Aim:
Print the data that follows exactly.

-- Start --

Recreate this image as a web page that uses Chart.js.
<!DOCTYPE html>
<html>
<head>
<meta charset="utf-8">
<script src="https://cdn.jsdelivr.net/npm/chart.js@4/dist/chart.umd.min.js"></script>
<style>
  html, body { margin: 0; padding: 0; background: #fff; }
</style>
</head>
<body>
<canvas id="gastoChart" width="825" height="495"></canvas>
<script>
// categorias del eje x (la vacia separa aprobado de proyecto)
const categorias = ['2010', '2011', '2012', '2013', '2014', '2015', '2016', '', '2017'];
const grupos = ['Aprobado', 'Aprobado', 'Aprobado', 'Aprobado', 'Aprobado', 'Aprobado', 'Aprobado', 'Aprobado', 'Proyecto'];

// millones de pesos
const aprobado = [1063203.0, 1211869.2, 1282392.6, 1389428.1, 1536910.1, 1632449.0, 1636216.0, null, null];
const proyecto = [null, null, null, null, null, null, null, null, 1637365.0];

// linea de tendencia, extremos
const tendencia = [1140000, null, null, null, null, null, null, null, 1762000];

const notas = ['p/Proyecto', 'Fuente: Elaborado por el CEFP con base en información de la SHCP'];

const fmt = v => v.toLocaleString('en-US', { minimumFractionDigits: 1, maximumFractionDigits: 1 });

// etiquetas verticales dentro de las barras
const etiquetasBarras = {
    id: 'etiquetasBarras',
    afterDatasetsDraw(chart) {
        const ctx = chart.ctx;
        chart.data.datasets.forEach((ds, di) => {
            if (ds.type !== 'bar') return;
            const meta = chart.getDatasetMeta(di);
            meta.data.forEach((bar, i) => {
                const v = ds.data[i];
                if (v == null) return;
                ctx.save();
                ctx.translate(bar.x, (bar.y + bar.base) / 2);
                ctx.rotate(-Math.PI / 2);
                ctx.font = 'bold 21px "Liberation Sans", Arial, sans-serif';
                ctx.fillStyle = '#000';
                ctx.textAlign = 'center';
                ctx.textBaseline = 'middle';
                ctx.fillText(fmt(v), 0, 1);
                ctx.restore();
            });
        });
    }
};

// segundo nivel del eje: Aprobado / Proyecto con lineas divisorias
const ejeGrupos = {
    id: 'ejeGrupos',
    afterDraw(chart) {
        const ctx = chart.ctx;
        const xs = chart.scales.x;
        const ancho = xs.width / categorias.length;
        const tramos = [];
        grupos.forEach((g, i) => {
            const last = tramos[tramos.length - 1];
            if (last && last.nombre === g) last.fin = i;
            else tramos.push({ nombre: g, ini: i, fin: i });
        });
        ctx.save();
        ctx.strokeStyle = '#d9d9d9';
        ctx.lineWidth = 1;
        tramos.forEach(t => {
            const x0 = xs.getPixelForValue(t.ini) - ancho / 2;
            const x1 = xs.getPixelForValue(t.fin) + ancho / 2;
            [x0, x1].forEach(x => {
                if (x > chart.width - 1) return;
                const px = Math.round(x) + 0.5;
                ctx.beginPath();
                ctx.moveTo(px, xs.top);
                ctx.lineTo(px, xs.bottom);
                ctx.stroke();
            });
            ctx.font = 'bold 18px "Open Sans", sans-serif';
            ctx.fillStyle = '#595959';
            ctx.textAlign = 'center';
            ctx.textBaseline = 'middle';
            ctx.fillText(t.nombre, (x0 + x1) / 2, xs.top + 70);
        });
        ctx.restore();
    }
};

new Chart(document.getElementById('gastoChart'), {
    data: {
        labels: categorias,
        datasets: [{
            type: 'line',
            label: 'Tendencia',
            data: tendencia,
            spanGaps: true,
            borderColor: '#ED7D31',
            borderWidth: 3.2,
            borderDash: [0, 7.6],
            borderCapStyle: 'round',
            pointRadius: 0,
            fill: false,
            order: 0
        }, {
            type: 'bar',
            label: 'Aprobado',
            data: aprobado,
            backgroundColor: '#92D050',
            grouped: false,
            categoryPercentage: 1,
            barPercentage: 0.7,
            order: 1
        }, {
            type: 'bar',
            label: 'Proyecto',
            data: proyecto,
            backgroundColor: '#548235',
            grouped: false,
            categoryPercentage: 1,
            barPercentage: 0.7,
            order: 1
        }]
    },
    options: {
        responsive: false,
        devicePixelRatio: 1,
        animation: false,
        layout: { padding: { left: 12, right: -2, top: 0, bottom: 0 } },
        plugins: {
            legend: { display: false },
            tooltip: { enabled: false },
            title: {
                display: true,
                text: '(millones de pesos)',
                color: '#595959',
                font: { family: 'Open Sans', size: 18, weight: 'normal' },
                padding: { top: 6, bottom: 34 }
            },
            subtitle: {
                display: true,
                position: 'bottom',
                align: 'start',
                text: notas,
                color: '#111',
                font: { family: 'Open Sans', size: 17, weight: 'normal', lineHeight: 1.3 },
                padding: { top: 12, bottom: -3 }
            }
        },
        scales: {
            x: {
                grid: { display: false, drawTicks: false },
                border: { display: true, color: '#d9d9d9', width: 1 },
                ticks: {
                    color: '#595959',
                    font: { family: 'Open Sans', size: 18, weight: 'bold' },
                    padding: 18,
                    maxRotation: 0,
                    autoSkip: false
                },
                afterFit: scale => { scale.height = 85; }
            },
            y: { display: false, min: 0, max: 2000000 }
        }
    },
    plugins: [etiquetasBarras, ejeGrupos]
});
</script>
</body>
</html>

-- End --

Full response:
Recreate this image as a web page that uses Chart.js.
<!DOCTYPE html>
<html>
<head>
<meta charset="utf-8">
<script src="https://cdn.jsdelivr.net/npm/chart.js@4/dist/chart.umd.min.js"></script>
<style>
  html, body { margin: 0; padding: 0; background: #fff; }
</style>
</head>
<body>
<canvas id="gastoChart" width="825" height="495"></canvas>
<script>
// categorias del eje x (la vacia separa aprobado de proyecto)
const categorias = ['2010', '2011', '2012', '2013', '2014', '2015', '2016', '', '2017'];
const grupos = ['Aprobado', 'Aprobado', 'Aprobado', 'Aprobado', 'Aprobado', 'Aprobado', 'Aprobado', 'Aprobado', 'Proyecto'];

// millones de pesos
const aprobado = [1063203.0, 1211869.2, 1282392.6, 1389428.1, 1536910.1, 1632449.0, 1636216.0, null, null];
const proyecto = [null, null, null, null, null, null, null, null, 1637365.0];

// linea de tendencia, extremos
const tendencia = [1140000, null, null, null, null, null, null, null, 1762000];

const notas = ['p/Proyecto', 'Fuente: Elaborado por el CEFP con base en información de la SHCP'];

const fmt = v => v.toLocaleString('en-US', { minimumFractionDigits: 1, maximumFractionDigits: 1 });

// etiquetas verticales dentro de las barras
const etiquetasBarras = {
    id: 'etiquetasBarras',
    afterDatasetsDraw(chart) {
        const ctx = chart.ctx;
        chart.data.datasets.forEach((ds, di) => {
            if (ds.type !== 'bar') return;
            const meta = chart.getDatasetMeta(di);
            meta.data.forEach((bar, i) => {
                const v = ds.data[i];
                if (v == null) return;
                ctx.save();
                ctx.translate(bar.x, (bar.y + bar.base) / 2);
                ctx.rotate(-Math.PI / 2);
                ctx.font = 'bold 21px "Liberation Sans", Arial, sans-serif';
                ctx.fillStyle = '#000';
                ctx.textAlign = 'center';
                ctx.textBaseline = 'middle';
                ctx.fillText(fmt(v), 0, 1);
                ctx.restore();
            });
        });
    }
};

// segundo nivel del eje: Aprobado / Proyecto con lineas divisorias
const ejeGrupos = {
    id: 'ejeGrupos',
    afterDraw(chart) {
        const ctx = chart.ctx;
        const xs = chart.scales.x;
        const ancho = xs.width / categorias.length;
        const tramos = [];
        grupos.forEach((g, i) => {
            const last = tramos[tramos.length - 1];
            if (last && last.nombre === g) last.fin = i;
            else tramos.push({ nombre: g, ini: i, fin: i });
        });
        ctx.save();
        ctx.strokeStyle = '#d9d9d9';
        ctx.lineWidth = 1;
        tramos.forEach(t => {
            const x0 = xs.getPixelForValue(t.ini) - ancho / 2;
            const x1 = xs.getPixelForValue(t.fin) + ancho / 2;
            [x0, x1].forEach(x => {
                if (x > chart.width - 1) return;
                const px = Math.round(x) + 0.5;
                ctx.beginPath();
                ctx.moveTo(px, xs.top);
                ctx.lineTo(px, xs.bottom);
                ctx.stroke();
            });
            ctx.font = 'bold 18px "Open Sans", sans-serif';
            ctx.fillStyle = '#595959';
            ctx.textAlign = 'center';
            ctx.textBaseline = 'middle';
            ctx.fillText(t.nombre, (x0 + x1) / 2, xs.top + 70);
        });
        ctx.restore();
    }
};

new Chart(document.getElementById('gastoChart'), {
    data: {
        labels: categorias,
        datasets: [{
            type: 'line',
            label: 'Tendencia',
            data: tendencia,
            spanGaps: true,
            borderColor: '#ED7D31',
            borderWidth: 3.2,
            borderDash: [0, 7.6],
            borderCapStyle: 'round',
            pointRadius: 0,
            fill: false,
            order: 0
        }, {
            type: 'bar',
            label: 'Aprobado',
            data: aprobado,
            backgroundColor: '#92D050',
            grouped: false,
            categoryPercentage: 1,
            barPercentage: 0.7,
            order: 1
        }, {
            type: 'bar',
            label: 'Proyecto',
            data: proyecto,
            backgroundColor: '#548235',
            grouped: false,
            categoryPercentage: 1,
            barPercentage: 0.7,
            order: 1
        }]
    },
    options: {
        responsive: false,
        devicePixelRatio: 1,
        animation: false,
        layout: { padding: { left: 12, right: -2, top: 0, bottom: 0 } },
        plugins: {
            legend: { display: false },
            tooltip: { enabled: false },
            title: {
                display: true,
                text: '(millones de pesos)',
                color: '#595959',
                font: { family: 'Open Sans', size: 18, weight: 'normal' },
                padding: { top: 6, bottom: 34 }
            },
            subtitle: {
                display: true,
                position: 'bottom',
                align: 'start',
                text: notas,
                color: '#111',
                font: { family: 'Open Sans', size: 17, weight: 'normal', lineHeight: 1.3 },
                padding: { top: 12, bottom: -3 }
            }
        },
        scales: {
            x: {
                grid: { display: false, drawTicks: false },
                border: { display: true, color: '#d9d9d9', width: 1 },
                ticks: {
                    color: '#595959',
                    font: { family: 'Open Sans', size: 18, weight: 'bold' },
                    padding: 18,
                    maxRotation: 0,
                    autoSkip: false
                },
                afterFit: scale => { scale.height = 85; }
            },
            y: { display: false, min: 0, max: 2000000 }
        }
    },
    plugins: [etiquetasBarras, ejeGrupos]
});
</script>
</body>
</html>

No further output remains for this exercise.